Philadelphia life expectancy declines due to opioid crisis, violence: city report
Drug overdoses were the third leading cause of death in Philadelphia in 2017, behind heart disease and cancer. Most drug overdoses in the city were opioid-related - such deaths rose by 46 percent over the previous year, to 59 per 100,000 people.
Amid a “nearly 4-fold” increase in drug overdose deaths in recent years, and a 14 percent uptick in homicides over the previous year, Philadelphia’s life expectancy declined in 2017, a report released last week by the city’s Department of Public Health found.
The drop, to 79.7 years for women and 72.4 years for men, was “among the [report’s] grimmest findings,” the city noted. Philadelphia’s black population falls below the average - black men live an average of 69.1 years, the lowest in the city, and black women, 77.9 years, the lowest among women.
Life expectancy across the U.S. has been falling since 2015 thanks in large part to the opioid epidemic and increased suicide rates. This is the longest sustained decline in 100 years, since World War I and the flu pandemic, the Washington Post reported.
Drug overdoses were the third leading cause of death in Philadelphia in 2017, behind heart disease and cancer.
Most drug overdoses in the city were opioid-related - such deaths rose by 46 percent over the previous year, to 59 per 100,000 people.
Overall, 914 Philadelphians overdosed on opioids, 84 percent of whom did so on on fentanyl. The situation is worst among the city’s white population.
The report noted that the fatal overdoses are “just the tip of the iceberg.” More than 8,000 people visited emergency rooms for non-fatal drug overdoses, and the city added that many more suffered non-fatal overdoses which were reversed outside the hospital.
An increase in violence in Philadelphia has also contributed to the lowered life expectancy. The police department recorded 315 homicides in 2017, up from 277 the year before, and a 28 percent rise since 2013.
The city’s black population was especially hard hit by this development, at 36.7 homicide deaths per 100,000 people. This is almost double the average city rate, and nearly ten times higher than that experienced by the city’s white population. Latinos fall right below the city average, and 17.6 homicide deaths per 100,000.
Meanwhile, 23 percent of Philadelphians smoke cigarettes, the highest among major cities in the country, according to the report.
More than one third of the city’s adult population have obesity, as do over one fifth of children.
Rates of obesity, which place people at greater risk of developing chronic health conditions such as high blood pressure, type 2 diabetes, asthma, and cardiovascular disease, according to the report, are higher among Latinos and black people in the city.
There are positive developments, as well.
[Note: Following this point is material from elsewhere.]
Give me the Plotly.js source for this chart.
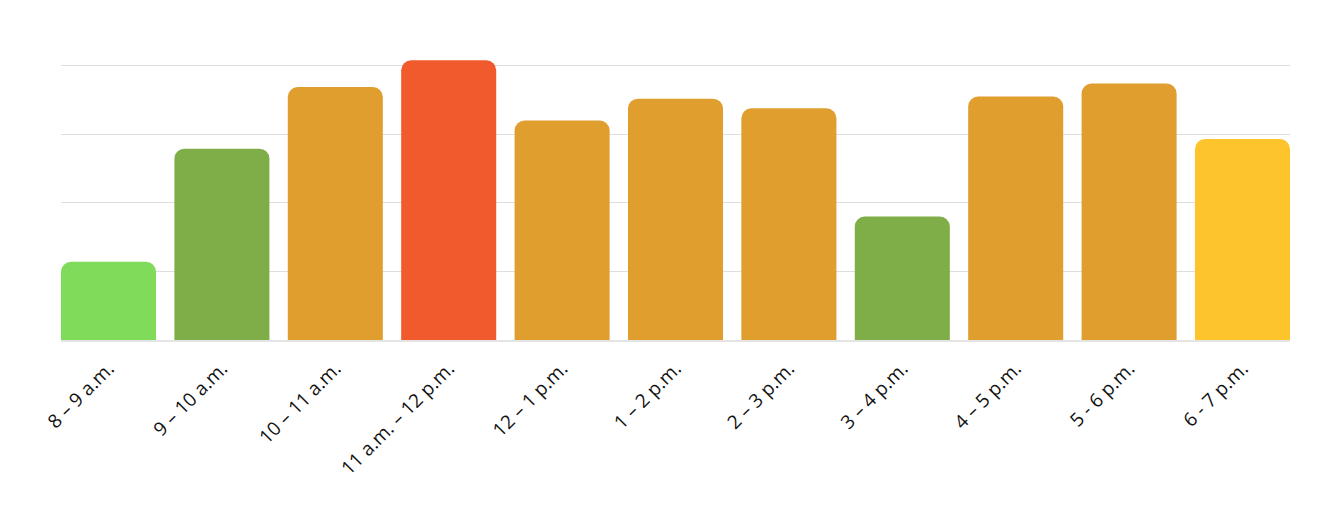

The infant mortality rate has continued to decline, as have rates of childhood obesity, cigarette use and excessive drinking.
The city also credited Mayor Kenney’s soda tax for reducing “daily consumption of sugar sweetened beverages among teens and adults.” Among teens, this was a four percent drop compared with 2015.
Finally, the report highlighted continued improvement in insurance rates. Less than 10 percent of adults in Philadelphia are now uninsured, down from 20.5 percent in 2013.
The decline in the uninsured rate has been helped by Medicaid expansion, which has increased its enrollment to more than one in five Philadelphians today, the report noted.
The uninsured rate among Latino adults today, however, is significantly higher than the city average, at 20 percent.